"Have you read Jonathan Franzen's Freedom?" "Have you read Freedom?" Have you read Freedom?" Yes, this is the question that I can't seem to stop pestering friends, family, unsuspecting strangers, and even small children with.
But the real question is: Have YOU read Jonathan Franzen's Freedom?
It's possible that I may recommend it. Me, Oprah, and every person able to decipher the English language who has been fortunate enough to come across it.
Usually I scoff at the Oprah Book Club. I hate the idea of people reading something just because Oprah said so. I hate the idea of myself following in all those people's footsteps. I hate the idea that she's going off the air and she will never recommend one of my books!!!
However, I was tired of feeling left out of the Freedom conversation and I read some reviews on it before I knew what I was doing. After reading the stellar reviews, I knew that I must read it or die.
Just so you know, this isn't a book that you read. This isn't a book that read and put down and pick up again. This isn't a book that you read a few pages of if you get some time at the end of the day. This isn't a book that allows you to go about your day while you're not reading it.

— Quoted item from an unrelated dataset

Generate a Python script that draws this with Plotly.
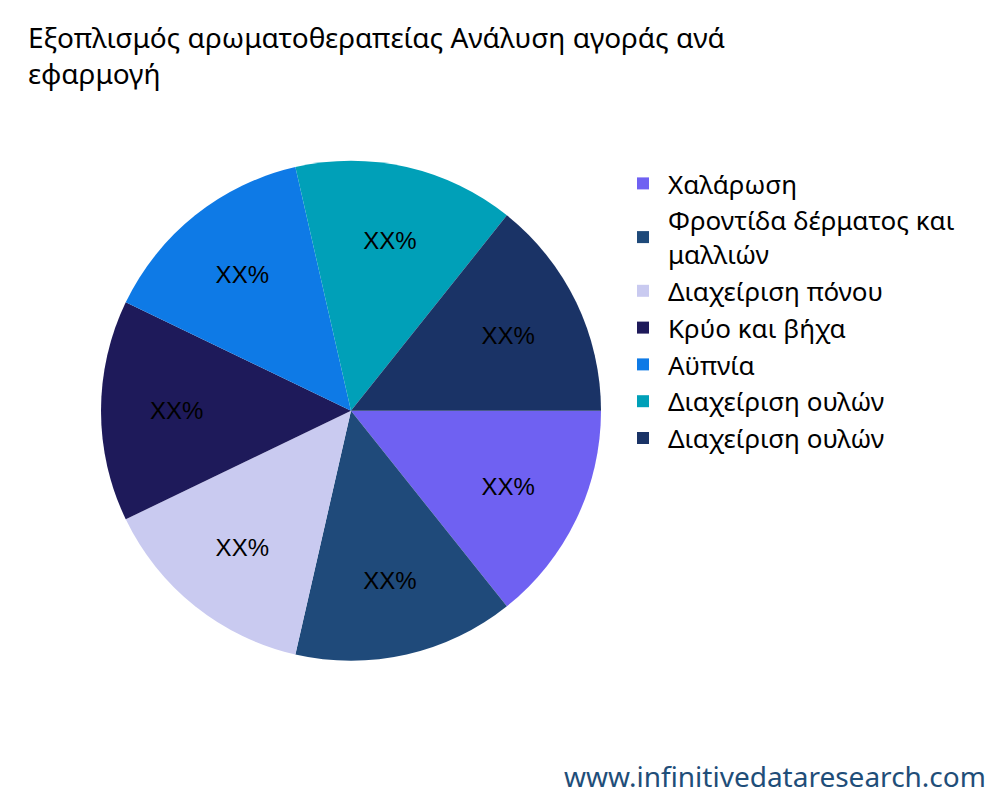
import plotly.graph_objects as go

labels = ["Χαλάρωση", "Φροντίδα δέρματος και<br>μαλλιών", "Διαχείριση πόνου", "Κρύο και βήχα", "Αϋπνία", "Διαχείριση ουλών", "Διαχείριση ουλών "]
values = [1, 1, 1, 1, 1, 1, 1]
texts = ["XX%"] * 7
colors = ["#6F61F2", "#1F4A7A", "#C9CAF0", "#1E1A5A", "#0E7AE6", "#00A0B8", "#1A3366"]

fig = go.Figure(go.Pie(
    labels=labels, values=values, text=texts, textinfo="text",
    textposition="inside", insidetextorientation="horizontal",
    sort=False, direction="clockwise", rotation=90,
    marker=dict(colors=colors),
    textfont=dict(size=24, color="black", family="Liberation Sans"),
    domain=dict(x=[0.093, 0.593], y=[0.184, 0.809]),
))
fig.update_layout(
    width=1000, height=800,
    margin=dict(l=0, r=0, t=0, b=0),
    paper_bgcolor="white",
    font=dict(family="Noto Sans", size=26, color="black"),
    title=dict(text="Εξοπλισμός αρωματοθεραπείας Ανάλυση αγοράς ανά<br>εφαρμογή",
               x=0.02, xanchor="left", y=0.95, yanchor="top",
               font=dict(size=28, family="Noto Sans")),
    legend=dict(x=0.61, y=0.81, xanchor="left", yanchor="top",
                font=dict(size=26), itemwidth=40),
    annotations=[dict(text="www.infinitivedataresearch.com", x=0.98, y=0.04,
                      xref="paper", yref="paper", xanchor="right", yanchor="middle",
                      showarrow=False, font=dict(size=28, color="#1F4E79"))],
)
fig.write_html("out.html")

This is a book that you live, that you absorb. If you can pry it out of your fingers, you don't merely put it down, you wake up from it. You remind yourself, no, that's not me living in the Victorian house in St. Paul, that's a character in a book . . . or is it? No. It's not me. It's a character in a book. It's a story. It's a story that I am reading.
This is a book that makes you resent anything else that you have to do—like eating, sleeping, bathing, helping kids with homework—because it's that much less time that you have to read it.
This is a book where you hop into someone's head and stretch out for a while. Franzen doesn't draw a picture of his characters, he crafts sculptures and then breathes life into them. And I really want to know what woman gave away all of our secrets? Who told Franzen how women really feel?
I mean really: "Richard looked her over carefully, piece by piece. It felt to her as if, with each new piece of her that his eyes alit on, she was being further tacked to the wall behind her, so that, when he was done looking over all of her, she had been rendered entirely two-dimensional and fastened to the wall."
How did he know that is exactly what it feels like to a woman to be ogled by a man? Who told him these secrets of ours? Franzen gets it. Not only does he get wrecked women, but also selfless men and ego centric rock stars and boys finding their way and suburban politics. He gets all this and he shares it with us in an amazing prose that left me salivating for more and a little depressed and a little drier in the tear ducts when I was done.
The entire book reads like a five hundred page poem—tragic, lyrical, evocative, nuanced. It really helped me to see the worth of my novels and I am of a mind to print them all out and use them for what they deserve—bird cage lining, bacon grease catchers, aids to start a fire on a cold day.
My only negative is that I got a bit sick of the political idealism in the book and felt like he wrote the novel as a platform for his political beliefs. Though his liberal characters were fully fleshed human beings, the conservative ones were caricatures of actual people. If I was from another planet and read the book, I would think that all conservatives are backward thinking, emotionally stunted people. It was like Franzen didn't take the time to understand these (minor) characters because if we try to understand someone, there is a big possibility that we may also sympathize with them. There were points when the politics were a little tedious and all I was thinking was: get back to the story, get back to the characters! But I forgive him because of the anti-cat sentiment at the end. We all know that cats are evil creatures.
So now the question is: Are you going to read Freedom?